Shanghai stocks posted the biggest slide in more than five months today as investors feared that a weaker yuan may trigger capital flight while the central bank drains cash from the money market.

The benchmark Shanghai Composite Index plunged 2.04 percent, the biggest daily decline since September 17, to 2,034.22. Turnover was 127.8 billion yuan (US$21 billion) at the trading close.

The Chinese yuan weakened 0.48 percent to 6.1280 against the US dollar as of 4pm today, falling six days in a row after the People’s Bank of China set the midpoint for yuan trading at 6.1184 yuan per dollar, slightly lower than 6.1189 yesterday.

Zhu Haibin, chief economist for China at JPMorgan, said the yuan depreciation was mainly due to weakening economic outlook, policy shift and technical adjustment by market investors.

“The continuous decline of yuan fuelled the concern of capital outflows,” said Shenyin & Wanguo Securities.

The central bank today drained 100 billion yuan from the banking system via 14-day repurchase agreements at a yield of 3.8 percent, according to a statement on the bank’s website.

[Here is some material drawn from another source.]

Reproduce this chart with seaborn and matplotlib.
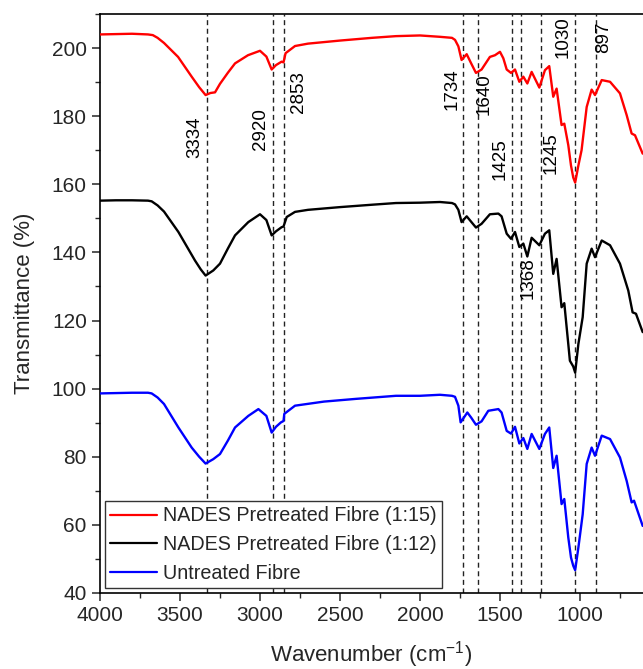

“An easing liquidity condition that has been one of the main supporters for the market in the past month is expected to end as the central bank withdrew cash,” said Guodu Securities.

Most property shares fell as the market worried about credit tightening in the sector. Poly Real Estate, China’s second-largest homebuilder, lost 1.5 percent to 6.67 yuan. China Enterprise Co Ltd sank 6.2 percent to 6.24 yuan.